Perspective - Global Journal of Agricultural Economics and Econometrics ( 2021) Volume 9, Issue 4
Received: 03-Aug-2021 Published: 24-Aug-2021
This study assesses the level of technical efficiency and its determinants of smallholder irrigated cotton farmers in the Middle Awash Valley of Northeastern Ethiopia. A multi stage purposive random sampling procedure was employed to select 74 irrigated cotton farmers from Amibara district of Afar region. A well-structured questionnaire and field observations were employed to collect relevant information from respondents. Data collected were analyzed using relevant econometric techniques. The results from stochastic frontier analysis indicated that elasticity’s of mean output for cotton area, labor cost, and irrigation frequency were positive while those of seed and pesticide costs were negative. The joint effects of socioeconomic and farm specific variables influenced technical efficiency but individual effects of some variables were not significant. Mean technical efficiency level of irrigated cotton farmers was estimated to be 71%; indicating that the possibility of increasing cotton production in the valley given the current state of technology and inputs level. Further, the empirical results from the inefficiency effect model revealed that cotton farming experience, extension service, credit access, tenancy status, salinity level, distance to main water canal and sowing time were found to be major determinants of farmers’ technical efficiency in the study area. The study recommends that government efforts are of vital in increasing cotton yield through improvement in technical efficiency by ensuring timely and adequate availability of the required inputs as well as adequate provision of credit facilities and promotion of research findings through extension services.

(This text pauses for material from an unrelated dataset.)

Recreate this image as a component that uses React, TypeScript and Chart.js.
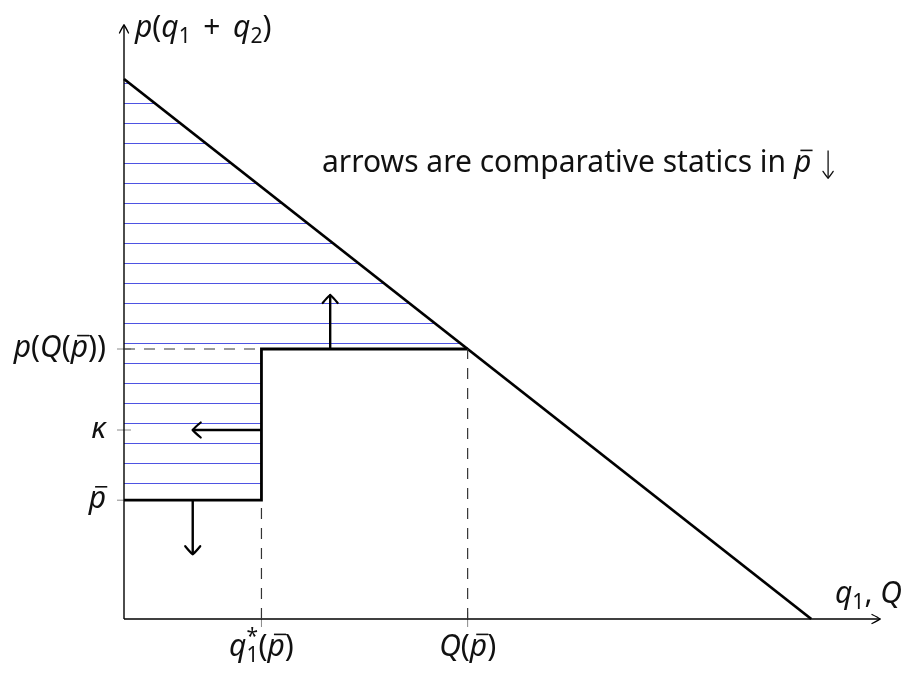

Stochastic frontier analysis, Technical efficiency, Irrigated cotton farmers, Middle awash valley, Northeastern Ethiopia
Agriculture has consistently been the backbone and center to economic activities in Ethiopia. It contributes about 36% of the country’s Gross Domestic Product (GDP), 73% of employment and 70% of export earnings as well as important providers of raw materials (inputs) for other production activities, especially the manufacturing sector. Moreover, the government development policies propose agriculture to be the main source of capital to be accumulated for the process of establishing future industrialized Ethiopia, which again shows the importance of the sector in bringing about sustainable economic development for the country in the years to come. Thus, the growth of all other sectors of the economy in the country is by and large depend on the growth and development of the agricultural sector. However, the challenge facing the sector is not only to feed the ever increasing population but also commensurately to create employment opportunities as well as leading the process of structural transformation of the country’s economy.
In this context, the Government of Ethiopia (GOE) has intended to make the textile and garment industry as one of the economic engines that will prop growth since it has the potential not only transforming Ethiopia’s agrarian economy into an industrial one but also creating massive employment both at farm and off farm. Consequently, the cotton crop, which is the major supplier of raw materials, is becoming one of the strategic cash crops central to the development of textile and garment industries. In Ethiopia, cotton has gained much significance because it served the dual purpose of providing raw materials to the burgeoning apparel and textile industry as well as creating massive employment opportunities along the value chain of the crop, which encompasses cotton growing, ginning, spinning, yarn dyeing, weaving, and knitting, as well as confection and garment finishing. Besides, in the sector, there are ginneries, yarn producing companies, garment factories and cottage industries that involve large numbers of workers. Ethiopia has a long tradition of cultivating cotton and the crop is growing in many parts of the country. Almost all regions of the country except Harari region have favorable environmental conditions suitable for the cultivation of cotton both under rainfed and irrigation conditions. Different estimates have showed that Ethiopia has 2.6 to 3 million hectares of land suitable for cotton cultivation. Areas, such as Omo Ghibe, Wabi Shebele, Awash, Baro Akobo, Blue Nile, and Tekezze river basins lie within the optimal altitude range for growing cotton; between 300 meters and 1,400 meters above sea level.
The sampling frame/the population of this study was all farmers who produced cotton under irrigation in Amibara district.
The first stage involved the purposive selection of Amibara district based on the volume of cotton cultivation and the availability of well-established irrigation scheme to aid regular supply of water for crop production. At the second stage, four local kebeles were purposively sampled based on the intensity of cotton cultivation (Badhamo, Bonta, Waydulalie and Bedulalie). In the third stage, with the help of Agricultural Extension Agents, taking list of cotton farmers at each kebele, random sampling technique was used to select farmers from the kebele. A total of 74 cotton farmers were sampled.
The study identified the main determinants and levels ofsmallholder irrigated cotton farmers’ technical efficiency in the Middle Awash Valley of Ethiopia. Results of the Cobb Douglas stochastic frontier production function and technical inefficiency effect models indicated that all key production factors except for fertilizer quantity and machinery operation costs were found important inputs contributing substantially to cotton output. Quantity of seed and pesticide costs has negative signs implying that these variables were decreasing cotton yield. However, all other significant variables including cotton area, labor cost and irrigation frequency, have positive effect on cotton output.